**PROBLEM STATEMENT**
Check each line of the records for "this"; collect those that have it.

**EXERCISE DATA**
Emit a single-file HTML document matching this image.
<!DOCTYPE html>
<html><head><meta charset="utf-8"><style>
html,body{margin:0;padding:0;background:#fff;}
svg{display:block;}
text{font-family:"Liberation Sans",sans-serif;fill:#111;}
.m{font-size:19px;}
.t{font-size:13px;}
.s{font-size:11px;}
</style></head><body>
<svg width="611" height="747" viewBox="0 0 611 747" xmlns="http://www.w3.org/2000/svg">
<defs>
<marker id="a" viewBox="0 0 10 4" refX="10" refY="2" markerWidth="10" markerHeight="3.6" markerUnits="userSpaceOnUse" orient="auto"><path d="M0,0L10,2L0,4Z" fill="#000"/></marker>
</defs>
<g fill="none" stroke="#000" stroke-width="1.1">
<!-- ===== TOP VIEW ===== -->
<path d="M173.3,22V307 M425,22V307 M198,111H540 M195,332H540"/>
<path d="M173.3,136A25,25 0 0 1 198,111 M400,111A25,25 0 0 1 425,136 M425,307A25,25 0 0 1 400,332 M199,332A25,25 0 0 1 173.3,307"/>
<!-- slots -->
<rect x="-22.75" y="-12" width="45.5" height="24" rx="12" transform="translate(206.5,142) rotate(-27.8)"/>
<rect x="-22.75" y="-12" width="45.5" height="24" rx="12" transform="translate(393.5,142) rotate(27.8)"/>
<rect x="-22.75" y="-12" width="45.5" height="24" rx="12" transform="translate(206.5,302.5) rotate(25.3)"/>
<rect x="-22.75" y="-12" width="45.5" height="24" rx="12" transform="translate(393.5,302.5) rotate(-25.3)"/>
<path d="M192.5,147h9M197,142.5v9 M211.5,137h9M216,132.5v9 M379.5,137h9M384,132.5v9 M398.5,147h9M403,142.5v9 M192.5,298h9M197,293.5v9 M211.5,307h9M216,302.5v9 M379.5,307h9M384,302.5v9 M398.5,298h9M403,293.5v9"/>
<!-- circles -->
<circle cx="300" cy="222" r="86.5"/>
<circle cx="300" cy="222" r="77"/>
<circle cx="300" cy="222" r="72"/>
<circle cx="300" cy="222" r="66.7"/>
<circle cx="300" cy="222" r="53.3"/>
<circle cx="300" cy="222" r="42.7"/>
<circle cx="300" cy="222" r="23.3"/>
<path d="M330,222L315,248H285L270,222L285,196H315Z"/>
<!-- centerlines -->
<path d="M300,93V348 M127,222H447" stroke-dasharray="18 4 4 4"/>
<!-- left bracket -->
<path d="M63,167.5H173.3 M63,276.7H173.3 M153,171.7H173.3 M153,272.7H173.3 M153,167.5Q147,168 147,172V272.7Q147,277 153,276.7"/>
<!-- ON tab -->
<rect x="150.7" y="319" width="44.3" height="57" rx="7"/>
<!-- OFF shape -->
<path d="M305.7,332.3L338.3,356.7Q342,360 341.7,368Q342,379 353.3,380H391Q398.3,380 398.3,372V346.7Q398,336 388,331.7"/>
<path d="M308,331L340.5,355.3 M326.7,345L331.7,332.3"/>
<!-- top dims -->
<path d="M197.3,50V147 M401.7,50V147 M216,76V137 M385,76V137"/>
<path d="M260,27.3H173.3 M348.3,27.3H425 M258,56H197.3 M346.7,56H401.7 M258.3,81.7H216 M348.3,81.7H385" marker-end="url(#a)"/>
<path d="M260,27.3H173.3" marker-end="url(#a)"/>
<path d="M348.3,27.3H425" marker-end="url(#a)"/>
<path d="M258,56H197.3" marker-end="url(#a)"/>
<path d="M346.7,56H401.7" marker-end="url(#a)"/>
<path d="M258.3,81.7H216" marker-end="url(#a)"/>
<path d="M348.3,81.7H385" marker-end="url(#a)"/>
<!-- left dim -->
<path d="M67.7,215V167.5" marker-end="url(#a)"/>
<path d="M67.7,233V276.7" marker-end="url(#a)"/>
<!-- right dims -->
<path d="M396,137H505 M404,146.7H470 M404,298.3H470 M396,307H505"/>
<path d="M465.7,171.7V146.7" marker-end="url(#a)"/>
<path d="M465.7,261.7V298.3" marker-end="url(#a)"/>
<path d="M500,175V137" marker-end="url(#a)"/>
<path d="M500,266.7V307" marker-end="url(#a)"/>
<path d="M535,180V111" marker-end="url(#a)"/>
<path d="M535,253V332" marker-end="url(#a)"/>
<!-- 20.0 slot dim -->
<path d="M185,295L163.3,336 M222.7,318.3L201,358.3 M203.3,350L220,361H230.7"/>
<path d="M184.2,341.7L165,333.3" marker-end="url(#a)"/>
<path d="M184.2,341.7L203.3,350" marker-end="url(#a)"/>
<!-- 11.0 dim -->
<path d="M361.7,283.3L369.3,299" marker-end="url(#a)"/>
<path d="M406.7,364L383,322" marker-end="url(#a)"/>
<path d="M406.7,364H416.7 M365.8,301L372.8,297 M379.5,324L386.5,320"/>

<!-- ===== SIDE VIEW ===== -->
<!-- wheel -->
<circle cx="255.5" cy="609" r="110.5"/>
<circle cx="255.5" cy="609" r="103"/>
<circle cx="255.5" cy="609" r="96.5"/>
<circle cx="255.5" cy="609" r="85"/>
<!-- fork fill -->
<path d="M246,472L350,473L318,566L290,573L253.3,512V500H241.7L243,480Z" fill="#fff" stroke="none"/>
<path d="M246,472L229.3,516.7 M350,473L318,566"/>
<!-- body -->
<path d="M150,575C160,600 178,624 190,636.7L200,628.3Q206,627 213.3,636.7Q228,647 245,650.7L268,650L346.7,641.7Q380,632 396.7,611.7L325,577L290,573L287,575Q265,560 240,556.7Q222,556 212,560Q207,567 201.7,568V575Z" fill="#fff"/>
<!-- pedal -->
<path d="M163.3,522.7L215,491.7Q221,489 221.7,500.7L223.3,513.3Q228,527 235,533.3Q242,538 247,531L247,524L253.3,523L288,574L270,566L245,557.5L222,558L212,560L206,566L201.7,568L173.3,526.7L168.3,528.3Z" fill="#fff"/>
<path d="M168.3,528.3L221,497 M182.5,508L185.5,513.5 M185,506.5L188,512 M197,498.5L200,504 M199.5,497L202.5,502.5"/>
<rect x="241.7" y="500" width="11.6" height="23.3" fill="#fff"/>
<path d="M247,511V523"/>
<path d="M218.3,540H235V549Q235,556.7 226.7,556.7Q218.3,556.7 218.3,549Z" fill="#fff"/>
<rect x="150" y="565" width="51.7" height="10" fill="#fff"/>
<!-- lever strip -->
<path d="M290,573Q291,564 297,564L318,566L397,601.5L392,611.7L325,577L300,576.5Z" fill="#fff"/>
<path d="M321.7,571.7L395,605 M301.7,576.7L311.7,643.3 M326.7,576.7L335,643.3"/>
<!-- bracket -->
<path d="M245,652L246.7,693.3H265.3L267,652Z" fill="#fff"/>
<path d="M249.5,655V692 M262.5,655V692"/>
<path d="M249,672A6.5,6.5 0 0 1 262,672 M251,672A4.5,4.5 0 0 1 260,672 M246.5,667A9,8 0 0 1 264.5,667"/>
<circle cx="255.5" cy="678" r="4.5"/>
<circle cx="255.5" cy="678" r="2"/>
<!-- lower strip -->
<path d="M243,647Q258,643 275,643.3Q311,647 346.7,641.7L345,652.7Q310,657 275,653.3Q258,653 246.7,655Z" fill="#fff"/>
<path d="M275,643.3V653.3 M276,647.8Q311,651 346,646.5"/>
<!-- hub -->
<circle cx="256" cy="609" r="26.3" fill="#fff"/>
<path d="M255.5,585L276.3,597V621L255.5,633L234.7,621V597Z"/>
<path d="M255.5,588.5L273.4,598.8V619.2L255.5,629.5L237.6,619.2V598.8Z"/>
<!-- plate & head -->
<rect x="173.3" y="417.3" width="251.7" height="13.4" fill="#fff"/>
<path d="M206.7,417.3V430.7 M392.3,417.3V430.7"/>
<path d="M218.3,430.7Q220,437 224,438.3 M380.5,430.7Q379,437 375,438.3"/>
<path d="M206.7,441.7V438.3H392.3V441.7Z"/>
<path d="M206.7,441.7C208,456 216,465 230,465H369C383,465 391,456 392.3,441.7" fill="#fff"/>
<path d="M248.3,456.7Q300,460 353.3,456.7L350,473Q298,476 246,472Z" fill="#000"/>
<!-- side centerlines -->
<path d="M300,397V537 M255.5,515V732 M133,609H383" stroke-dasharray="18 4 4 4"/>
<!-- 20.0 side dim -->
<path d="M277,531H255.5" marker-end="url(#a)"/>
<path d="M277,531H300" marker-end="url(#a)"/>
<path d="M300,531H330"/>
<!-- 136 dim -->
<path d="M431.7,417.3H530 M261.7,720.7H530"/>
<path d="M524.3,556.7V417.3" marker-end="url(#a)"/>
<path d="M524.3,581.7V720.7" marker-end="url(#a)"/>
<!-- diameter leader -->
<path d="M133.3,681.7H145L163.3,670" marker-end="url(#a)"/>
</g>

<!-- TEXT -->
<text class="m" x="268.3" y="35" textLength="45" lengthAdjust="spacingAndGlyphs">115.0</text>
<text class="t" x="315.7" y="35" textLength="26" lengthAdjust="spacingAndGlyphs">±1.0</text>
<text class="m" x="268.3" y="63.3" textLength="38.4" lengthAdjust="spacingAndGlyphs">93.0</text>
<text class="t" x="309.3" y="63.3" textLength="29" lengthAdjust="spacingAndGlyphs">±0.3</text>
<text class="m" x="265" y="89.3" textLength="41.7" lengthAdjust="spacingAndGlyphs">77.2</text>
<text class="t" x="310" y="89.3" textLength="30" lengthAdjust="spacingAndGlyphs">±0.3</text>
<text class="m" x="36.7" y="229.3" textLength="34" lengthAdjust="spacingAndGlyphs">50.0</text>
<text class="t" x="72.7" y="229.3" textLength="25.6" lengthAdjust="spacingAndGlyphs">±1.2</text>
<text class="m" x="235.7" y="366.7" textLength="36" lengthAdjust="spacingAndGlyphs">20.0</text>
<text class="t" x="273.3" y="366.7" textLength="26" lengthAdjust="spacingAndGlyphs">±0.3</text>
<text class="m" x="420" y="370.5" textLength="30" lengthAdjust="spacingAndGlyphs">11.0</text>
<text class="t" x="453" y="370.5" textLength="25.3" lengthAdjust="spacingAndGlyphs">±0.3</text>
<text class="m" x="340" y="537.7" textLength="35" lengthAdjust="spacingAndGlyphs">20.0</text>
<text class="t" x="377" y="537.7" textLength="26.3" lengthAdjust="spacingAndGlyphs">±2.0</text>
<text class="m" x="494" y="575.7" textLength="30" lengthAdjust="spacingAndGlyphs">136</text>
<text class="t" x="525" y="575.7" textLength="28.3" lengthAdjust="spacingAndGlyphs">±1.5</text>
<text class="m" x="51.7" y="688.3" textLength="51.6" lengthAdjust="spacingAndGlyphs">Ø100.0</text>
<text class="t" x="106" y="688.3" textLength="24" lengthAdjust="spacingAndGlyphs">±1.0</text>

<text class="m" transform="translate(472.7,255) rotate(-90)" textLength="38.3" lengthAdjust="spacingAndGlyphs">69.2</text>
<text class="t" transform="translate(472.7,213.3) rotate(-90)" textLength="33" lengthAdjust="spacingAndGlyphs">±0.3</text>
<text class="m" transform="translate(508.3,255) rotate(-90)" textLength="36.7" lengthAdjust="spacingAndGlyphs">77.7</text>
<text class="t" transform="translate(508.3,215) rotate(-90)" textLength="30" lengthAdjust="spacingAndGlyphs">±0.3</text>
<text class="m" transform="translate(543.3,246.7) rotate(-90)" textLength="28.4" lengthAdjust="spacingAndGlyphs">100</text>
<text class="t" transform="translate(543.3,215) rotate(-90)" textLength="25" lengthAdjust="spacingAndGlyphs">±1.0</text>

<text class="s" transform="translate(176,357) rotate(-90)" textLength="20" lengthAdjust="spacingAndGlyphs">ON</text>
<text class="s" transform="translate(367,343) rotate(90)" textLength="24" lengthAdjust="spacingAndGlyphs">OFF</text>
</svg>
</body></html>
--
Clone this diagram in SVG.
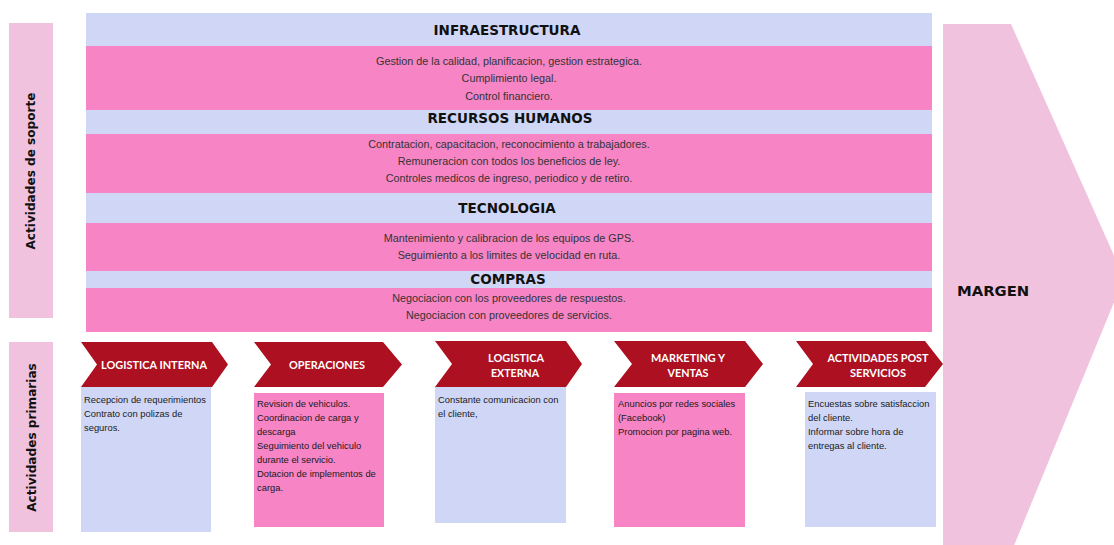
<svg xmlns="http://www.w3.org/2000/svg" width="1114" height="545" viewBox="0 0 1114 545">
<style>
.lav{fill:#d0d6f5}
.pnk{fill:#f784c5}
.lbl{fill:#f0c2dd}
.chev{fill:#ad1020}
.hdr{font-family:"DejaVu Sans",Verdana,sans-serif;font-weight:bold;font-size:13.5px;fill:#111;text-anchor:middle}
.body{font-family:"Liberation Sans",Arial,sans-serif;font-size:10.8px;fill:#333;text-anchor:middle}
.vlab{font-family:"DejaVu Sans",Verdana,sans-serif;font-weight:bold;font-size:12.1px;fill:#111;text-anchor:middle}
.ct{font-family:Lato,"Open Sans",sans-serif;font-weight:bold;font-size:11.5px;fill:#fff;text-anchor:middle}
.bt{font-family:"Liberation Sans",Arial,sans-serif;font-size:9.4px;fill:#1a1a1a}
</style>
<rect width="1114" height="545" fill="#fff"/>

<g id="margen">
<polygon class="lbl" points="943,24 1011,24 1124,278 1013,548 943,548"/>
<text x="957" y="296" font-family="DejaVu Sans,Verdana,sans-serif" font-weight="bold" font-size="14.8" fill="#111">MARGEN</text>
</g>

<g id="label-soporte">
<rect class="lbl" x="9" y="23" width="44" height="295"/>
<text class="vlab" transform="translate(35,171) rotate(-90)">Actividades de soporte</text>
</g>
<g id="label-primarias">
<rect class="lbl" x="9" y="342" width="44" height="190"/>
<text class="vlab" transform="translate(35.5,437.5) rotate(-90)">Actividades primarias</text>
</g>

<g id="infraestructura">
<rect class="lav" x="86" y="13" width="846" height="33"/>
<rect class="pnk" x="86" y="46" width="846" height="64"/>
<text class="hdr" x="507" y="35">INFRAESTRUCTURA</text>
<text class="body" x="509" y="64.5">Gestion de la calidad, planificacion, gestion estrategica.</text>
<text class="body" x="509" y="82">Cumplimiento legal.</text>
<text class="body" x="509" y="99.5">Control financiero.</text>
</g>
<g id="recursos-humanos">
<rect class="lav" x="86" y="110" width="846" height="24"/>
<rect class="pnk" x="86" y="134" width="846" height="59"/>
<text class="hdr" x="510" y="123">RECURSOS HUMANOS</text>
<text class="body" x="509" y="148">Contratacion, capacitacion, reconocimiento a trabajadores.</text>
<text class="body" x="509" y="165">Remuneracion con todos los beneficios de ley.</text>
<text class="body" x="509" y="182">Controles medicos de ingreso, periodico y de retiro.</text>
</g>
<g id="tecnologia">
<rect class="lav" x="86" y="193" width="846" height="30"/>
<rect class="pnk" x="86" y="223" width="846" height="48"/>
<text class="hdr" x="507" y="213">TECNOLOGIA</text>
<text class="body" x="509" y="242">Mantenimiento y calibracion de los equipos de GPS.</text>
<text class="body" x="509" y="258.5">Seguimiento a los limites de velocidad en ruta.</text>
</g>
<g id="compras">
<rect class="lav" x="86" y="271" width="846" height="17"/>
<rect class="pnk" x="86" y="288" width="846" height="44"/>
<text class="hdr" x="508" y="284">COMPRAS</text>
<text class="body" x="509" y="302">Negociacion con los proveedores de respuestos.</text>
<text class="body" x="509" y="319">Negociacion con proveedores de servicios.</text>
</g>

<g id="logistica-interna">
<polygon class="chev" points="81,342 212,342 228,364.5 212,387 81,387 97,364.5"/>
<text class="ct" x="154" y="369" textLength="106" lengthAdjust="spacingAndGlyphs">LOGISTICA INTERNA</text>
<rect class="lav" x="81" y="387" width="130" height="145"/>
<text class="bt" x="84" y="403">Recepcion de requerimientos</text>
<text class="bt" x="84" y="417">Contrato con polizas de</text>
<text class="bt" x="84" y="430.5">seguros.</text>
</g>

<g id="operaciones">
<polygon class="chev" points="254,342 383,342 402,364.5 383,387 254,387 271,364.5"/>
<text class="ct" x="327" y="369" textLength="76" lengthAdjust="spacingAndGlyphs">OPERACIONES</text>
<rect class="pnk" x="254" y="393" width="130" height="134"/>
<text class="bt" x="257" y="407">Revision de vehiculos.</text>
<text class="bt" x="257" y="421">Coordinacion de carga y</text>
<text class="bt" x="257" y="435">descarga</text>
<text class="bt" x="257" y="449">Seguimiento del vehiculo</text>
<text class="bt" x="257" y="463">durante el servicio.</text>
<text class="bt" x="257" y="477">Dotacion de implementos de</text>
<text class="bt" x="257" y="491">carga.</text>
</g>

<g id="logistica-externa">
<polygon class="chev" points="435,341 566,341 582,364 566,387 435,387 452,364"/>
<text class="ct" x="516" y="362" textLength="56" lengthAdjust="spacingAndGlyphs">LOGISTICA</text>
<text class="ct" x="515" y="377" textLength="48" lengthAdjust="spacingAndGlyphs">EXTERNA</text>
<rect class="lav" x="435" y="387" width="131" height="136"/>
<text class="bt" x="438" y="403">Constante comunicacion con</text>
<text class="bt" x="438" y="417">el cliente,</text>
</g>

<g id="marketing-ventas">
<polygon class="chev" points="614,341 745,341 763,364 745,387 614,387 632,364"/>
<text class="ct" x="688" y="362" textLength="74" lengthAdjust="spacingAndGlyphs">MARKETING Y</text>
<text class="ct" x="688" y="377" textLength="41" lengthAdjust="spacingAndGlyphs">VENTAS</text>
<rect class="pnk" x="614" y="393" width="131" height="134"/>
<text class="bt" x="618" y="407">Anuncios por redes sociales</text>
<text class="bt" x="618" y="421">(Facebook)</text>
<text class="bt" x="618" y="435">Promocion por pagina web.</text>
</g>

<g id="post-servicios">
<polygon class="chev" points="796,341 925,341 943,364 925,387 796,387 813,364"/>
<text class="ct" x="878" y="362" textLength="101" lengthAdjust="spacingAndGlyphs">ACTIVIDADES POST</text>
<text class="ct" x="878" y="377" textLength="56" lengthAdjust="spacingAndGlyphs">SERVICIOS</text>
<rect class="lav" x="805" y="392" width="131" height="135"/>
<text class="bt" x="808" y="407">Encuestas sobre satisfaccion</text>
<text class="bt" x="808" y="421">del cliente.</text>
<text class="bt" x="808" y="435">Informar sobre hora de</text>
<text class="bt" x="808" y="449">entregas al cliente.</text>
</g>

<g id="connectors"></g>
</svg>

**TASK OUTPUT**
Emit a single-file HTML document matching this image.
Clone this diagram in SVG.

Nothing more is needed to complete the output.